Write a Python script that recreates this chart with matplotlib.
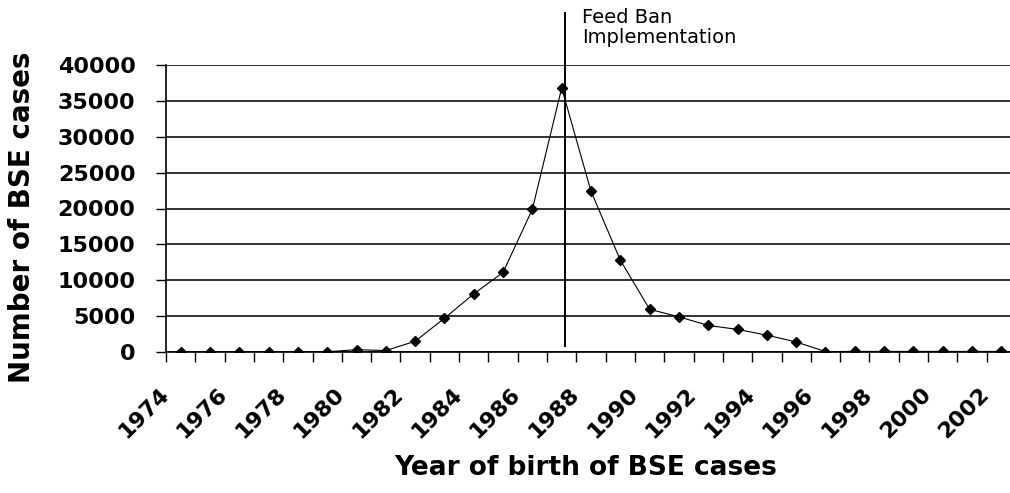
import matplotlib
matplotlib.use("Agg")
import matplotlib.pyplot as plt
import matplotlib.transforms as mtransforms
import numpy as np

# --- dados ---
years = list(range(1974, 2003))
cases = [20, 20, 20, 20, 20, 30, 330, 200, 1500, 4700, 8100, 11100, 19900,
         36800, 22400, 12800, 5950, 4900, 3700, 3150, 2350, 1400, 60,
         80, 80, 80, 80, 80, 80]
y_ticks = [0, 5000, 10000, 15000, 20000, 25000, 30000, 35000, 40000]
feed_ban_pos = 13.1   # posição da linha (índice de categoria)
feed_ban_label = "Feed Ban\nImplementation"

W, H = 1010, 493
fig = plt.figure(figsize=(W / 100, H / 100), dpi=100)
ax = fig.add_axes([166 / W, 1 - 352 / H, 850 / W, 287 / H])

x = np.arange(len(years))
ax.plot(x, cases, color="black", lw=0.8, marker="D", markersize=5.5,
        markerfacecolor="black", markeredgecolor="black", zorder=3)

ax.set_xlim(-0.5, len(years) - 0.5)
ax.set_ylim(0, 40000)

# grade horizontal
ax.set_yticks(y_ticks)
ax.yaxis.grid(True, color="#111111", lw=1.2)
ax.set_axisbelow(True)
ax.tick_params(axis="y", direction="out", length=7, width=1.0, pad=15,
               labelsize=16)
for lbl in ax.get_yticklabels():
    lbl.set_fontweight("bold")

# eixo x: marcas nas fronteiras, rótulos a cada dois anos
ax.set_xticks(np.arange(len(years) + 1) - 0.5)
ax.set_xticklabels([])
ax.tick_params(axis="x", which="major", direction="out", length=7, width=1.0)
ax.set_xticks(x[::2], [str(y) for y in years[::2]], minor=True)
ax.tick_params(axis="x", which="minor", length=0, pad=23, labelsize=16)
shift = mtransforms.ScaledTranslation(-0.08, 0, fig.dpi_scale_trans)
for lbl in ax.get_xticklabels(minor=True):
    lbl.set_rotation(45)
    lbl.set_ha("right")
    lbl.set_va("top")
    lbl.set_fontweight("bold")
    lbl.set_transform(lbl.get_transform() + shift)

for s in ["top", "right"]:
    ax.spines[s].set_visible(False)
ax.spines["left"].set_linewidth(1.2)
ax.spines["bottom"].set_linewidth(1.2)

# linha da proibição da ração
ax.plot([feed_ban_pos, feed_ban_pos], [800, 47300], color="black", lw=1.4,
        clip_on=False, zorder=4)
ax.text(feed_ban_pos + 0.6, 47900, feed_ban_label, fontsize=14, va="top",
        ha="left", linespacing=1.05, clip_on=False)

fig.text(22 / W, 1 - 217 / H, "Number of BSE cases", rotation=90,
         ha="center", va="center", fontsize=20, fontweight="bold")
fig.text(586 / W, 1 - 468 / H, "Year of birth of BSE cases",
         ha="center", va="center", fontsize=19, fontweight="bold")

fig.savefig("out.png", dpi=100)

━━━

▶ Request: Exactly as written, please give again the lines from the beginning of the listing through the line containing "import numpy as np", inclusive, without any pictures.

▶ Output:
Write a Python script that recreates this chart with matplotlib.
import matplotlib
matplotlib.use("Agg")
import matplotlib.pyplot as plt
import matplotlib.transforms as mtransforms
import numpy as np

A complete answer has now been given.